** start MATERIAL SUPPLIED **
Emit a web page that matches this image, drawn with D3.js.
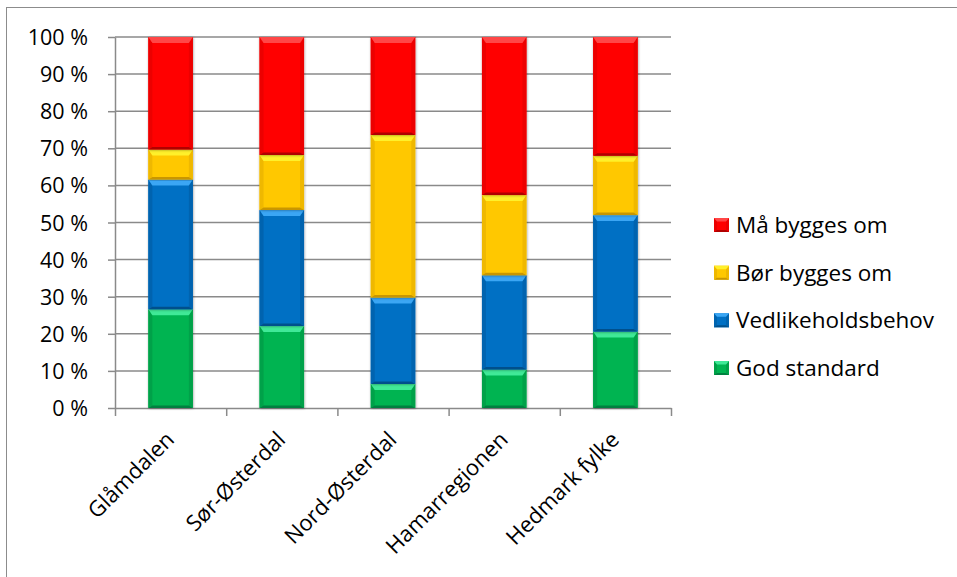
<!DOCTYPE html>
<html>
<head>
<meta charset="utf-8">
<script src="https://cdn.jsdelivr.net/npm/d3@7"></script>
<style>
  html, body { margin: 0; padding: 0; background: #fff; }
  svg { display: block; }
  text { font-family: "Open Sans", "Noto Sans", sans-serif; fill: #000; }
</style>
</head>
<body>
<svg id="chart" width="957" height="577"></svg>
<script>
// Kategorier (regioner) og andeler per tilstandsgrad, i prosent
const categories = ["Glåmdalen", "Sør-Østerdal", "Nord-Østerdal", "Hamarregionen", "Hedmark fylke"];
const godStandard = [26.6, 22.1, 6.5, 10.4, 20.6];
const vedlikeholdsbehov = [35.0, 31.3, 23.3, 25.4, 31.4];
const borByggesOm = [8.1, 14.8, 43.8, 21.6, 16.0];
const maByggesOm = [30.3, 31.8, 26.4, 42.6, 32.0];
const seriesNames = ["God standard", "Vedlikeholdsbehov", "Bør bygges om", "Må bygges om"];
const yTicks = [0, 10, 20, 30, 40, 50, 60, 70, 80, 90, 100];

// Farger: grunnfarge, lys kant (topp), mørk kant (bunn), sidekant
const palette = {
  "God standard":      { base: "#00B451", light: "#3FE997", dark: "#00803F", side: "#00A148" },
  "Vedlikeholdsbehov": { base: "#0070C4", light: "#3AA6F4", dark: "#00508C", side: "#0064AF" },
  "Bør bygges om":     { base: "#FFC800", light: "#FFF02A", dark: "#C99600", side: "#EFB800" },
  "Må bygges om":      { base: "#FF0000", light: "#FF4646", dark: "#B00000", side: "#EC0000" }
};

const rows = categories.map((c, i) => ({
  category: c,
  "God standard": godStandard[i],
  "Vedlikeholdsbehov": vedlikeholdsbehov[i],
  "Bør bygges om": borByggesOm[i],
  "Må bygges om": maByggesOm[i]
}));

const svg = d3.select("#chart");
const plot = { left: 115, right: 671, top: 37, bottom: 408 };
const gridColor = "#8a8a8a";

// Ytre ramme
svg.append("rect")
  .attr("x", 6.5).attr("y", 7.5)
  .attr("width", 1000).attr("height", 1000)
  .attr("fill", "none").attr("stroke", "#8c8c8c").attr("stroke-width", 1);

const x = d3.scaleBand().domain(categories)
  .range([plot.left, plot.right]).paddingInner(0.6).paddingOuter(0.3);
const xEdge = d3.scaleLinear().domain([0, categories.length]).range([plot.left, plot.right]);
const y = d3.scaleLinear().domain([0, 100]).range([plot.bottom, plot.top]);

// Rutenett
svg.append("g").selectAll("line").data(yTicks.filter(d => d > 0)).join("line")
  .attr("x1", plot.left).attr("x2", plot.right)
  .attr("y1", d => y(d)).attr("y2", d => y(d))
  .attr("stroke", gridColor).attr("stroke-width", 1.5);

// Y-akse
const yAxis = svg.append("g").attr("transform", `translate(${plot.left},0)`)
  .call(d3.axisLeft(y).tickValues(yTicks).tickFormat(d => d + " %").tickSize(7).tickSizeOuter(0).tickPadding(20));
yAxis.selectAll("line, path").attr("stroke", gridColor).attr("stroke-width", 1.5);
yAxis.selectAll("text").style("font-size", "21.5px").attr("dy", "0.35em");

// X-akse med merker mellom kategoriene
const xAxis = svg.append("g").attr("transform", `translate(0,${plot.bottom})`)
  .call(d3.axisBottom(xEdge).tickValues(d3.range(categories.length + 1)).tickFormat("").tickSize(8).tickSizeOuter(0));
xAxis.selectAll("line, path").attr("stroke", gridColor).attr("stroke-width", 1.5);

// Kategorietiketter, rotert 45 grader
svg.append("g").selectAll("text").data(categories).join("text")
  .attr("text-anchor", "end")
  .attr("transform", d => `translate(${x(d) + x.bandwidth() / 2 + 5},${plot.bottom + 33}) rotate(-45)`)
  .style("font-size", "22px")
  .text(d => d);

// Skygge rundt søylene
const defs = svg.append("defs");
const shadow = defs.append("filter").attr("id", "barShadow")
  .attr("x", "-20%").attr("y", "-5%").attr("width", "140%").attr("height", "110%");
shadow.append("feDropShadow").attr("dx", 0.5).attr("dy", 0.5).attr("stdDeviation", 1.2)
  .attr("flood-color", "#000").attr("flood-opacity", 0.35);

// Tegner en avfaset blokk (grunnflate + fire kanter)
function bevelBlock(g, x0, y0, w, h, col, bt, bs, bb) {
  const k = Math.min(1, h / (bt + bb + 1));
  bt *= k; bb *= k;
  const x1 = x0 + w, y1 = y0 + h;
  g.append("rect").attr("x", x0).attr("y", y0).attr("width", w).attr("height", h).attr("fill", col.base);
  const poly = (pts, fill) => g.append("polygon").attr("points", pts.map(p => p.join(",")).join(" ")).attr("fill", fill);
  poly([[x0, y0], [x0 + bs, y0 + bt], [x0 + bs, y1 - bb], [x0, y1]], col.side);
  poly([[x1, y0], [x1 - bs, y0 + bt], [x1 - bs, y1 - bb], [x1, y1]], col.side);
  poly([[x0, y1], [x0 + bs, y1 - bb], [x1 - bs, y1 - bb], [x1, y1]], col.dark);
  poly([[x0, y0], [x1, y0], [x1 - bs, y0 + bt], [x0 + bs, y0 + bt]], col.light);
}

const stacked = d3.stack().keys(seriesNames)(rows);

const barsG = svg.append("g");
stacked.forEach(layer => {
  const col = palette[layer.key];
  layer.forEach(seg => {
    const cat = seg.data.category;
    const g = barsG.append("g").attr("filter", "url(#barShadow)");
    bevelBlock(g, x(cat), y(seg[1]), x.bandwidth(), y(seg[0]) - y(seg[1]), col, 6, 4, 2.5);
  });
});

// Forklaring (Må bygges om øverst)
const legendItems = seriesNames.slice().reverse();
const legendY = d3.scalePoint().domain(legendItems).range([225, 368]);
const legend = svg.append("g");
legendItems.forEach(name => {
  const cy = legendY(name);
  const g = legend.append("g");
  bevelBlock(g, 714, cy - 7, 15, 14, palette[name], 3.5, 3, 2);
  legend.append("text")
    .attr("x", 736).attr("y", cy).attr("dy", "0.35em")
    .style("font-size", "22.5px")
    .text(name);
});
</script>
</body>
</html>
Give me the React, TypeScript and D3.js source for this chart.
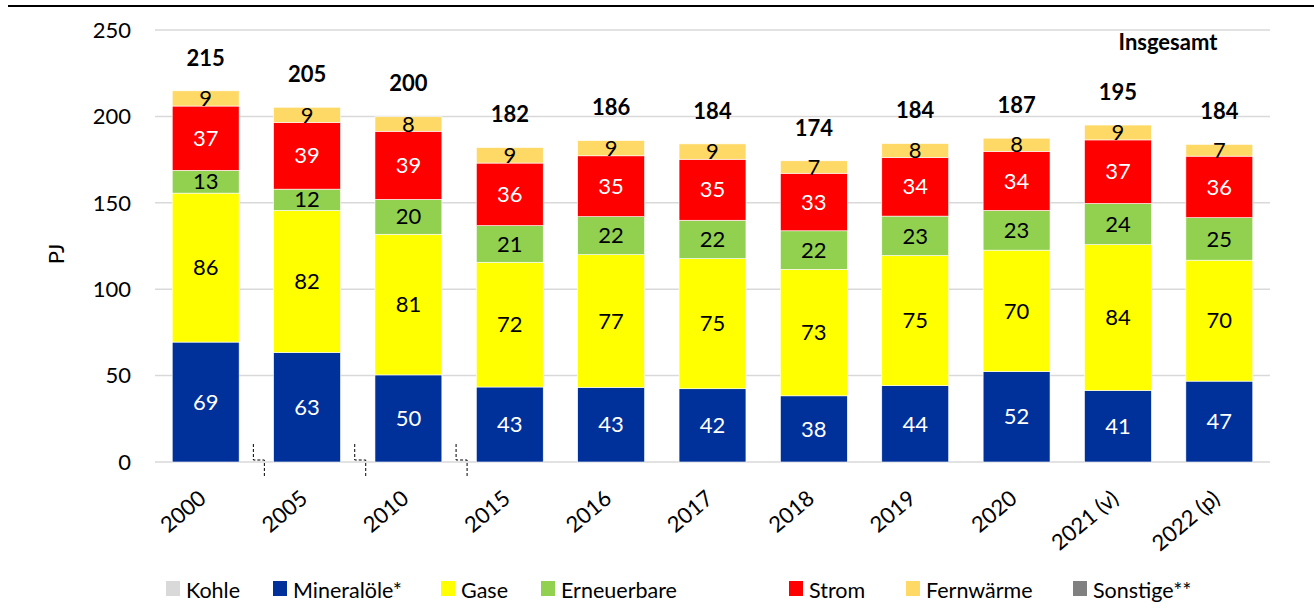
import * as d3 from "d3";
import React from "react";

const years = ["2000", "2005", "2010", "2015", "2016", "2017", "2018", "2019", "2020", "2021 (v)", "2022 (p)"];
const mineraloele = [69.4, 63.4, 50.4, 43.4, 43.2, 42.4, 38.3, 44.2, 52.4, 41.4, 46.8];
const gase = [86.2, 82.2, 81.4, 72.2, 76.8, 75.3, 73.2, 75.3, 70.2, 84.4, 70.0];
const erneuerbare = [13.2, 12.3, 20.2, 21.2, 22.0, 22.2, 22.3, 22.8, 23.0, 23.8, 24.6];
const strom = [37.2, 38.6, 39.4, 36.2, 35.2, 35.3, 33.3, 34.0, 34.2, 36.8, 35.6];
const fernwaerme = [8.8, 8.8, 8.4, 9.0, 8.8, 8.9, 7.2, 8.0, 7.6, 8.6, 6.8];
const totals = [215, 205, 200, 182, 186, 184, 174, 184, 187, 195, 184];
const yTicks = [0, 50, 100, 150, 200, 250];

const SERIES = [
  { key: "Mineralöle*", values: mineraloele, color: "#00309a", text: "#fff" },
  { key: "Gase", values: gase, color: "#ffff00", text: "#000" },
  { key: "Erneuerbare", values: erneuerbare, color: "#92d050", text: "#000" },
  { key: "Strom", values: strom, color: "#ff0000", text: "#fff" },
  { key: "Fernwärme", values: fernwaerme, color: "#ffd966", text: "#000" },
];

const LEGEND = [
  { label: "Kohle", color: "#d9d9d9", x: 166 },
  { label: "Mineralöle*", color: "#00309a", x: 273 },
  { label: "Gase", color: "#ffff00", x: 441 },
  { label: "Erneuerbare", color: "#92d050", x: 541 },
  { label: "Strom", color: "#ff0000", x: 789 },
  { label: "Fernwärme", color: "#ffd966", x: 906 },
  { label: "Sonstige**", color: "#808080", x: 1073 },
];

const FONT = "Lato, 'Open Sans', sans-serif";

export default function App() {
  const W = 1314;
  const H = 612;
  const x = d3.scaleBand<string>().domain(years).range([155, 1270]).paddingInner(0.34).paddingOuter(0.17);
  const y = d3.scaleLinear().domain([0, 250]).range([462, 30]);

  const rows = years.map((yr, i) => {
    const o: Record<string, number | string> = { year: yr };
    SERIES.forEach((s) => (o[s.key] = s.values[i]));
    return o;
  });
  const stack = d3.stack<any>().keys(SERIES.map((s) => s.key));
  const layers = stack(rows);
  const step = x.step();
  const breaks = [1, 2, 3].map((k) => (x(years[k]) as number) - (step - x.bandwidth()) / 2);

  return (
    <svg width={W} height={H} style={{ position: "absolute", left: 0, top: 0, fontFamily: FONT }}>
      <rect width={W} height={H} fill="#fff" />
      <line x1={8} x2={W} y1={6} y2={6} stroke="#000" strokeWidth={2} />
      {yTicks.map((t) => (
        <g key={t}>
          <line x1={155} x2={1270} y1={y(t)} y2={y(t)} stroke="#d9d9d9" strokeWidth={1.5} />
          <text x={131} y={y(t)} dy="0.35em" textAnchor="end" fontSize={22} fill="#000">
            {t}
          </text>
        </g>
      ))}
      <text transform="translate(56,254) rotate(-90)" textAnchor="middle" dy="0.35em" fontSize={22}>
        PJ
      </text>
      {layers.map((layer, li) => (
        <g key={layer.key}>
          {layer.map((d, i) => {
            const x0 = x(years[i]) as number;
            const y0 = y(d[1]);
            const h = y(d[0]) - y(d[1]);
            const v = SERIES[li].values[i];
            return (
              <g key={i}>
                <rect x={x0} y={y0} width={x.bandwidth()} height={h} fill={SERIES[li].color} stroke="#fff" strokeWidth={0.6} />
                <text
                  x={x0 + x.bandwidth() / 2}
                  y={y0 + h / 2}
                  dy="0.35em"
                  textAnchor="middle"
                  fontSize={22}
                  fill={SERIES[li].text}
                >
                  {Math.round(v)}
                </text>
              </g>
            );
          })}
        </g>
      ))}
      {years.map((yr, i) => {
        const top = layers[layers.length - 1][i][1];
        return (
          <text
            key={yr}
            x={(x(yr) as number) + x.bandwidth() / 2}
            y={y(top) - 33}
            dy="0.35em"
            textAnchor="middle"
            fontSize={22}
            fontWeight={700}
          >
            {totals[i]}
          </text>
        );
      })}
      <text x={1168} y={42} dy="0.35em" textAnchor="middle" fontSize={22} fontWeight={700}>
        Insgesamt
      </text>
      {breaks.map((b, i) => (
        <path
          key={i}
          d={`M${b - 3},444 V460 H${b + 8} V477`}
          fill="none"
          stroke="#000"
          strokeWidth={1}
          strokeDasharray="3 2"
        />
      ))}
      {years.map((yr) => {
        const cx = (x(yr) as number) + x.bandwidth() / 2;
        return (
          <text
            key={yr}
            transform={`translate(${cx - 3},${495}) rotate(-40)`}
            textAnchor="end"
            dy="0.35em"
            fontSize={22}
          >
            {yr}
          </text>
        );
      })}
      {LEGEND.map((l) => (
        <g key={l.label}>
          <rect x={l.x} y={581} width={14} height={15} fill={l.color} />
          <text x={l.x + 20} y={590} dy="0.35em" fontSize={21.5}>
            {l.label}
          </text>
        </g>
      ))}
    </svg>
  );
}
** end MATERIAL SUPPLIED **
EXERCISE DETAILS:
Give back, unchanged, each line from the one containing "Give me the" through the one containing "import React from". Pictures are to be left out.

RESULT OF THE EXERCISE:
Give me the React, TypeScript and D3.js source for this chart.
import * as d3 from "d3";
import React from "react";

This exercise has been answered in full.